自分の血の気の引く音というものを初めて聞いた気がした。

「そういう事だ。初めて気が合ったな」

三蔵は決して『早い』という訳ではない。それなのに。
一度目に普段の何倍もの時間を掛けられて。しかも当然一回で終わりという事はない筈で。

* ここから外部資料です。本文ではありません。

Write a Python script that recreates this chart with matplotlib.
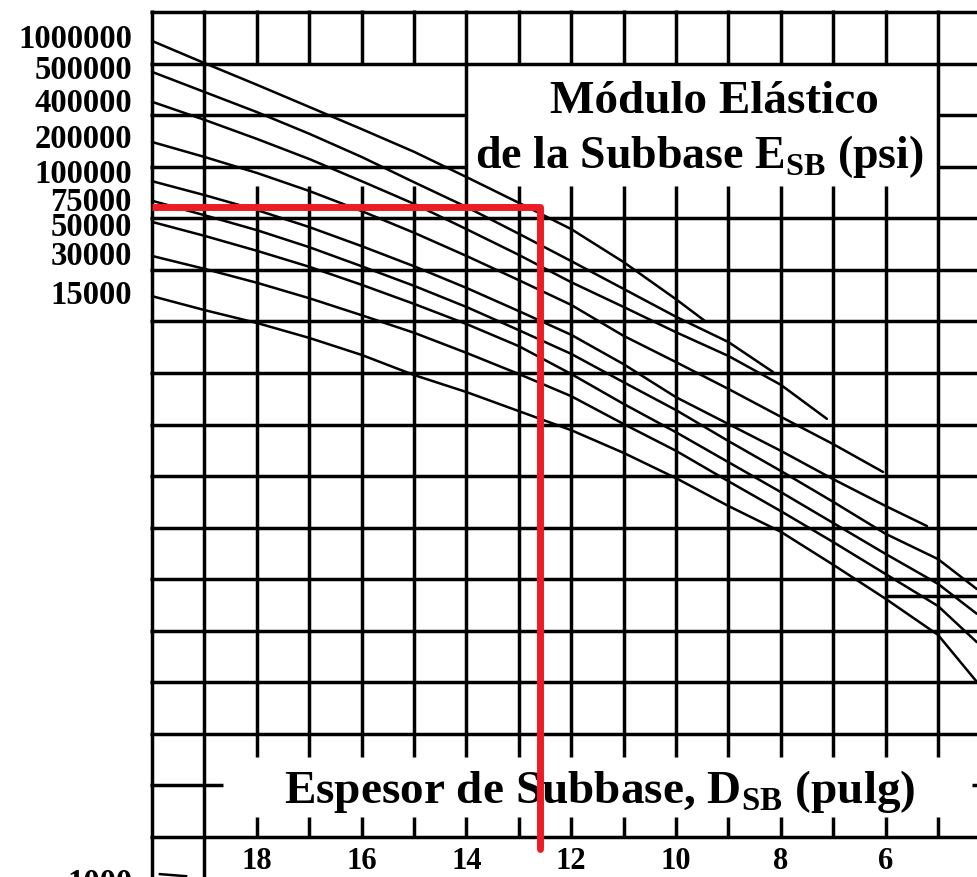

―――今夜自分は、一体どんな目にあわされるのだろう。おまけに、その姿を全て三蔵に観察されてしまう―――。
 

ぞくり。
 

その想像は悟浄の背中に冷たい汗と――――同時に、体の奥底にある種の疼きをもたらした。下腹部に熱が集中する。

(ヤバ――)

「限界か?」

無意識に頷きかけた悟浄だったが、意地と根性で踏みとどまった。決壊寸前の理性とプライドが、悟浄の中で戦っている。そんな悟浄の様子を楽しげに眺めていた三蔵が、たったひと言、名を呼んだ。囁くように小さく、低く。

悟浄、と。

それだけで、悟浄の理性はあっさりと陥落した。
もうどうでも、何でもいい。心から欲しいと願う人が今まさに目の前にいて、自分が求めるのを手を広げて待ってくれている。この誘惑に抗う必要がどこにあるというのだろう。
何かに引き寄せられるように、ふらふらと席を立つ。頬に手を添えて奪うように口付けたが、普段とは違い三蔵の反応は鈍い。余裕の無い悟浄をからかうように舌を掠めると、さっさと悟浄を引き剥がしてしまった。

「焦んな。朝まで時間はタップリある」
「‥‥誰のせいでっ‥‥!」

三蔵は悟浄の腰に軽く手を添えてはいるが、そこには情欲の欠片も感じられない。堪らなくなった悟浄はいやいやをするように、額を三蔵の首筋に擦り付けた。

「仕方ねぇな。―――なら、せいぜい頑張って」

薄紅色に染まった耳へと流し込むように三蔵が囁くと、悟浄の体がピクリと揺れる。

「俺をソノ気にさせてみろ」

三蔵の言葉が終わるより早く、悟浄はその場に跪いた。カチャカチャという三蔵のベルトを外す音が静まり返った部屋に木霊する。だがその音は、すぐに淫猥な水音にとって代わった。いつもより遥かに反応の鈍いものに、悟浄は必死に舌を這わせる。

強請る素振りも隠さず自分を感じさせようと躍起になっている男の紅い髪を、三蔵はまるで壊れ物に触れるかのように、優しく撫でた。

「――――楽しい夜になりそうじゃねぇか?」

その口元に、勝者の笑みを浮かべながら。